Invading a whole country always seemed an overreaction to the downing of the Twin Towers on 9/11 in 2001. I well recall my own horror, awaiting a flight in Belfast airport on the day of the attack, of watching live footage of the towers coming down. But surely a covert surgical special forces strike at the heart of Al-Qaeda—assuming that they were responsible for the attack—would have dealt with the perpetrators and their purported leader Osama Bin Laden rather than a massive international mobilisation of troops. My guess is that Osama Bin Laden may have got word they were on their way and fled to the hills. In the end, he was dealt with by a special forces operation in Pakistan. But by this time, we had kicked the hornet’s nest of the Taliban and found ourselves fighting and enemy we did not even know we had.
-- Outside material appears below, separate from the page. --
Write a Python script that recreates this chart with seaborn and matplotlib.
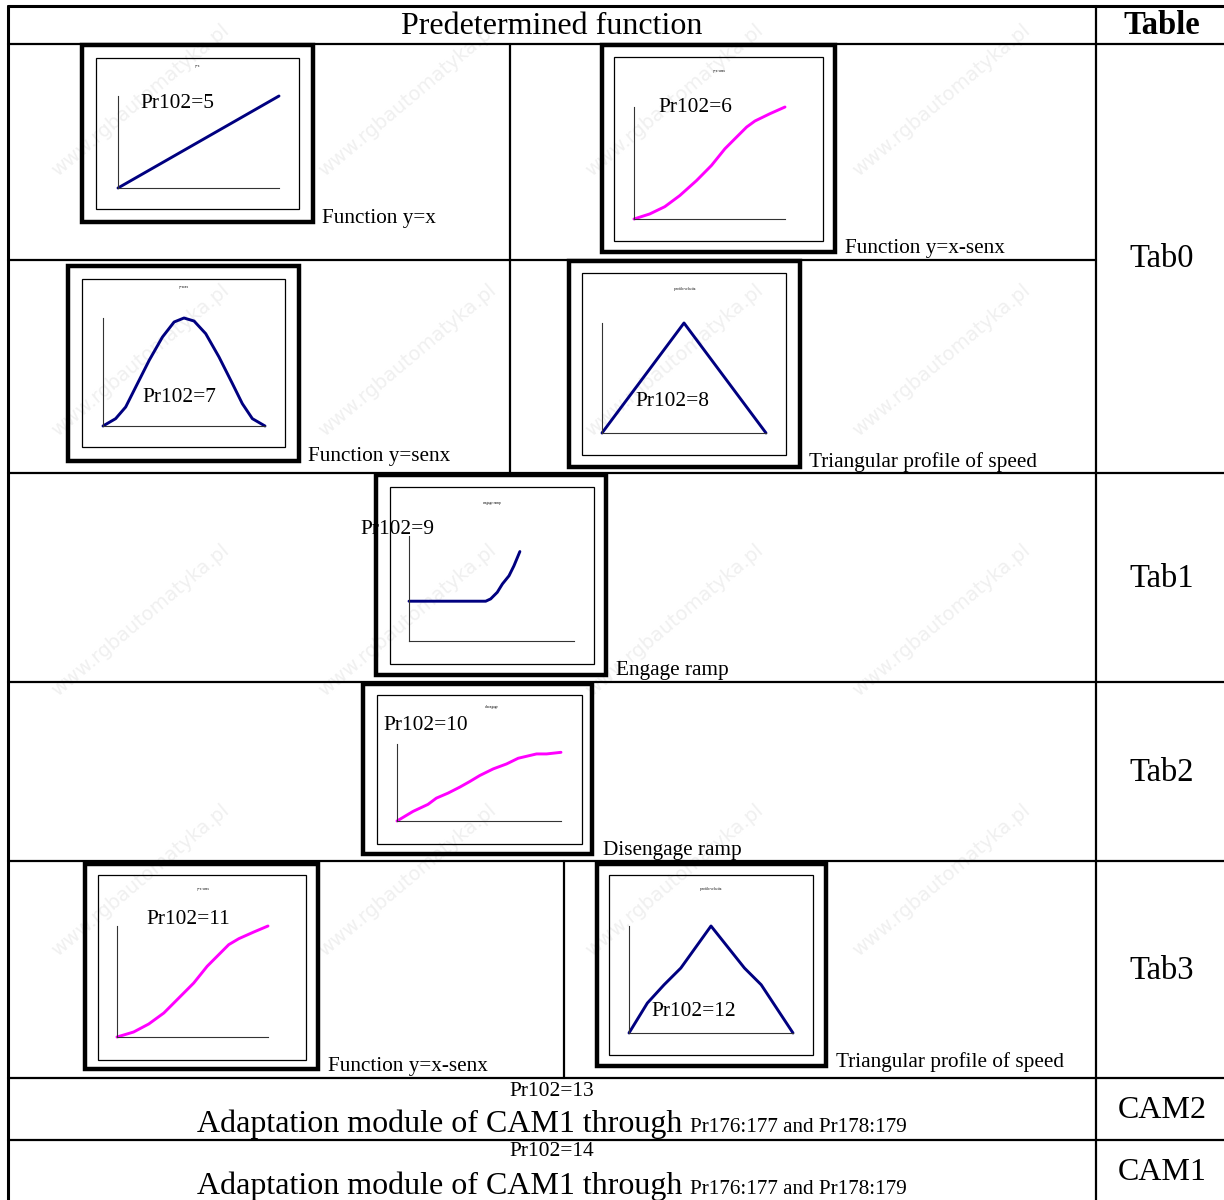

Until now, we thought we had them beat.

Now, at the behest of the leader of the free world President Joe Biden, whose cognitive state some are questioning, we have done a multinational ‘runner’. I know from my own experience in the First Gulf War how meticulous the British armed forces are about clearing up and removing materiel. For example, Camp Bastion, an encampment about the size of Reading, was dismantled and flown back to the UK. But the US forces have been pulled out in such a hurry and the Afghan army offered no resistance so that the Taliban have inherited a lot of state of the art military vehicles and weapons. Some if this is so sophisticated that they cannot use it…yet!

The statistics related to the casualties during the Afghan campaign are staggering. The US figures, which include civilian casualties are: US military: 2,448; NATO allied military: 1,144; contractors: 3,846; Afghan forces and police: 66,000; NATO; civilians: 47,245; Taliban: 51,191; aid workers: 444; journalists: 72. UK military deaths account for 475 of the above figures. With a casualty rate of 66,000 it is hardly surprising that the Afghan army offered no resistance to the Taliban this week. With regard to the opium poppy crop, quoting directly from The Guardian Weekly in 2018: “…opium production surged from around 180 tonnes in 2001 to more than 3,000 tonnes a year after the invasion, and to more than 8,000 by 2007. Every spring, the opium harvest fills the Taliban’s coffers once again, funding wages for a new crop of guerrilla fighters.” If ever a military alliance sowed the seeds (literally in this case) of its own destruction, this is surely a case par excellence.

Our campaign of self-destruction in Afghanistan began during the Russian occupation when, clearly, we backed the wrong horse: the Mujahideen. If you are in any doubt about our enthusiasm for supporting this rag tag and useless collection of disparate tribesmen, then I urge you to watch Charlie Wilson’s War where the US backing for the Mujahideen is dramatised. Once the Russians withdrew, the Mujahideen returned to doing what they always did and started fighting amongst themselves. This created the vacuum which was quickly filled by The Taliban. As explained by the BBC, and I quote at length:

“Afghans, weary of the mujahideen’s excesses and infighting after the Soviets were driven out, generally welcomed the Taliban when they first appeared on the scene. Their early popularity was largely due to their success in stamping out corruption, curbing lawlessness and making the roads and the areas under their control safe for commerce to flourish.

But the Taliban also introduced or supported punishments in line with their strict interpretation of Sharia law – such as public executions of convicted murderers and adulterers, and amputations for those found guilty of theft. Men were required to grow beards and women had to wear the all-covering burka.

The Taliban also banned television, music and cinema, and disapproved of girls aged 10 and over going to school. They were accused of various human rights and cultural abuses. One notorious example was in 2001, when the Taliban went ahead with the destruction of the famous Bamiyan Buddha statues in central Afghanistan, despite international outrage.”

These are murdering, maiming, raping and thieving savages from the Middle Ages fuelled by a particularly repulsive branch of Islam, the Deobandi. And now they’re back.